╭─ DATA SHOWN
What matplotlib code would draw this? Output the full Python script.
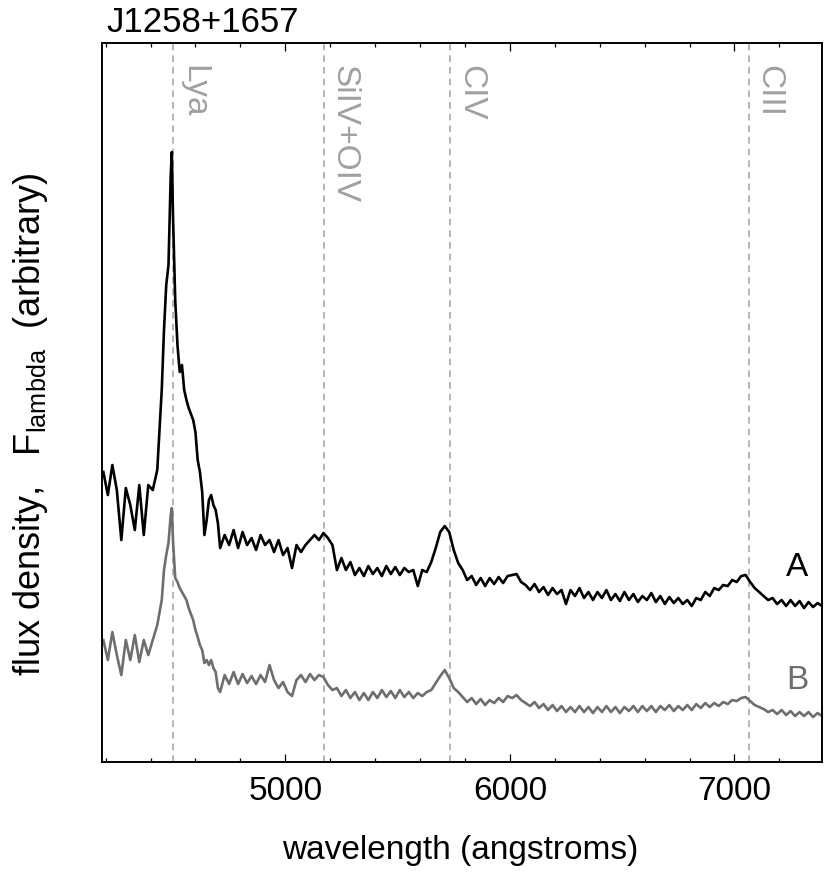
╰─
╭─ DATA SHOWN
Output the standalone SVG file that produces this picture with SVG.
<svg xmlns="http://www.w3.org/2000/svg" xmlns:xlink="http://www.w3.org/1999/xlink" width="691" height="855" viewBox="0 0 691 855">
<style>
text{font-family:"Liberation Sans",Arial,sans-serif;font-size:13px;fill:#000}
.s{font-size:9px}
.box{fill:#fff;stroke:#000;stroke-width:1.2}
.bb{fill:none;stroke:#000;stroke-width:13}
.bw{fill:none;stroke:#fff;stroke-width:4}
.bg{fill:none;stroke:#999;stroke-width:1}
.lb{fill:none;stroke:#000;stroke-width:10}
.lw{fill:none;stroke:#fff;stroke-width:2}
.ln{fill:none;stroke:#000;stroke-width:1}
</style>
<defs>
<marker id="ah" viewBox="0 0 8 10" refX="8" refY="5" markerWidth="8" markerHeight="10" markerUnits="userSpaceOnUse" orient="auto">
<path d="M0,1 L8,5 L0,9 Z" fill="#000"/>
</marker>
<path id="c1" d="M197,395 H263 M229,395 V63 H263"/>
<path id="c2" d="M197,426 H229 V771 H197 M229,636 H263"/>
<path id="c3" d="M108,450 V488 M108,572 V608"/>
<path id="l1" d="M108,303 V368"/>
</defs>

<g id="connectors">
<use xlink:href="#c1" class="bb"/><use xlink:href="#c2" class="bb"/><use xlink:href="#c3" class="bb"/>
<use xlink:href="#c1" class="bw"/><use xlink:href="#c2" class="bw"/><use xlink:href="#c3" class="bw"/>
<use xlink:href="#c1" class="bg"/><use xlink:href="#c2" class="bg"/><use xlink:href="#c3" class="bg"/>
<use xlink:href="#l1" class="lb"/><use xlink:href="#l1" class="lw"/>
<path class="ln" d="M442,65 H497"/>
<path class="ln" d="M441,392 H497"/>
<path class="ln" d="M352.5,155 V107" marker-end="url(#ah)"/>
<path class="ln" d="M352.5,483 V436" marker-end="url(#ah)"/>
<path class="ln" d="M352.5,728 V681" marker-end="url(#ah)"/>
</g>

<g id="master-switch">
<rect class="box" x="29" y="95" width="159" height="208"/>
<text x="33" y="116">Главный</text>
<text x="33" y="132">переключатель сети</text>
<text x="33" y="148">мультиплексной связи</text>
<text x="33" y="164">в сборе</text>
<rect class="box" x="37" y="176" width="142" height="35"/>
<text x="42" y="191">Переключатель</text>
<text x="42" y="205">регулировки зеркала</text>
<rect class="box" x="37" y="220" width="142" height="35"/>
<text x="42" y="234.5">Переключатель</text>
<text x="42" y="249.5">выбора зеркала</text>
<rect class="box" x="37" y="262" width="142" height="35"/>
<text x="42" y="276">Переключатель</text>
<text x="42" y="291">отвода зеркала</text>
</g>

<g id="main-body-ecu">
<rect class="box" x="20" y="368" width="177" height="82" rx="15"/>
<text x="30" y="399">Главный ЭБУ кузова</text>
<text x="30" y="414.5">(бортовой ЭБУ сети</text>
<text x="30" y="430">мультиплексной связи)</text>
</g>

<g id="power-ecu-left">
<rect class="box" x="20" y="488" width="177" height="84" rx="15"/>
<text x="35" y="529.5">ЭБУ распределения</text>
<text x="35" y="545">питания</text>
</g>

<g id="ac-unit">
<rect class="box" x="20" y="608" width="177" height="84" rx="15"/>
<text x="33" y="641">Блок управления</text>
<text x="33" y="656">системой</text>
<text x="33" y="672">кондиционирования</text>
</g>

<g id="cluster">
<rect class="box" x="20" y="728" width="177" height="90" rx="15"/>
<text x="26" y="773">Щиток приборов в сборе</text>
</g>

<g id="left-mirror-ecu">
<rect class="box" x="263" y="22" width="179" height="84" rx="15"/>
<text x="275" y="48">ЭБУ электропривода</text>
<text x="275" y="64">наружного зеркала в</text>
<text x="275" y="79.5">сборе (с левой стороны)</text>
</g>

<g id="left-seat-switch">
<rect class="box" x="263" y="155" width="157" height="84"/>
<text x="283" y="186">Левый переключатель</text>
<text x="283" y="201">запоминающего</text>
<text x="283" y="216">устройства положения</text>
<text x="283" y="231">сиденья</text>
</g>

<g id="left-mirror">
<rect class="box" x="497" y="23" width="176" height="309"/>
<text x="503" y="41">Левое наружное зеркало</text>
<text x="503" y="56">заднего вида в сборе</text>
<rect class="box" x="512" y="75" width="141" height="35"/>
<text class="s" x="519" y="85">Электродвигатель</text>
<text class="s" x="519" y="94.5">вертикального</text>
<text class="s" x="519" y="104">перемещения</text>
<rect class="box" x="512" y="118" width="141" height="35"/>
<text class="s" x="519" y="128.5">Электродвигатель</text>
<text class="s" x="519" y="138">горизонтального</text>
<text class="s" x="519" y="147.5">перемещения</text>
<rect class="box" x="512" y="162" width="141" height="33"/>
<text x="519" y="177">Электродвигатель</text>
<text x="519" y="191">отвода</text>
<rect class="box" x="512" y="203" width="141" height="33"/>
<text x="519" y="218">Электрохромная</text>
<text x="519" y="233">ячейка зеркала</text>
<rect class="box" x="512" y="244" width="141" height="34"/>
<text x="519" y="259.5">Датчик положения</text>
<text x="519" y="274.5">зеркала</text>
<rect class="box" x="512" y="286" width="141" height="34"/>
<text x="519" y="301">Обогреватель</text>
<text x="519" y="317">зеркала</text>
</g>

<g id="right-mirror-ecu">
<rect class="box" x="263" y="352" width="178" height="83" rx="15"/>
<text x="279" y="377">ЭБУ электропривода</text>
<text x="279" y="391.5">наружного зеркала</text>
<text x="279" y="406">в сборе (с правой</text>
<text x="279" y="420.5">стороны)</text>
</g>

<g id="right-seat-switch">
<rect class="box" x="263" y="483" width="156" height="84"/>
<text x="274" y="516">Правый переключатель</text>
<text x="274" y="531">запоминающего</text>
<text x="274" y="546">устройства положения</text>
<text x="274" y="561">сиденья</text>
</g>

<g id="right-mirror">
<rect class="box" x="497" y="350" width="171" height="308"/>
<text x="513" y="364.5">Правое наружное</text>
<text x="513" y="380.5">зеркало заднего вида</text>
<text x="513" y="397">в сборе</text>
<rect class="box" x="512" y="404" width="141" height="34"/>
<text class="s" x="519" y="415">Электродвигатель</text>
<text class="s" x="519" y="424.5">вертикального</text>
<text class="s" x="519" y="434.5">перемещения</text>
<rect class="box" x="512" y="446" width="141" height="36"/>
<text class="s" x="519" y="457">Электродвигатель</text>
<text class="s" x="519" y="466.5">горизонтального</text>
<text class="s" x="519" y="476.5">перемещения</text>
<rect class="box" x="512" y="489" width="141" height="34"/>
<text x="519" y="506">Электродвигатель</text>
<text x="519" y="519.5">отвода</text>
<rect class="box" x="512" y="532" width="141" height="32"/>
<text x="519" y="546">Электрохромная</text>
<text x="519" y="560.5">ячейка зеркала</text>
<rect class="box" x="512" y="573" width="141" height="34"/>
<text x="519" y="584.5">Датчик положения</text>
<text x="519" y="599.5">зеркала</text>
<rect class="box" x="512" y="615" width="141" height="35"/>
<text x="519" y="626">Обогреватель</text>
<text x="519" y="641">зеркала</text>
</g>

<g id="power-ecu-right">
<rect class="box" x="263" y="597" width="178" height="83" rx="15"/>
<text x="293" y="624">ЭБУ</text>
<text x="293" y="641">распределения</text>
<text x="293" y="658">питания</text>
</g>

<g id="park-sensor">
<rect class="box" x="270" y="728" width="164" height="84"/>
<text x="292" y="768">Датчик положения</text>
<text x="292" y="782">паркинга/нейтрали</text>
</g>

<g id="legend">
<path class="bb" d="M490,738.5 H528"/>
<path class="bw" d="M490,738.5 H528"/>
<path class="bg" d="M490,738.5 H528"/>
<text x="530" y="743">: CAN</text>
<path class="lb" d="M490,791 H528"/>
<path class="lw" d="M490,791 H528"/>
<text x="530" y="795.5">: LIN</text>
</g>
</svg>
╰─
(EXERCISE DIRECTIONS):
Lines of the material that contain the word "this" are to be gathered.

(EXERCISE RESPONSE):
What matplotlib code would draw this? Output the full Python script.
Output the standalone SVG file that produces this picture with SVG.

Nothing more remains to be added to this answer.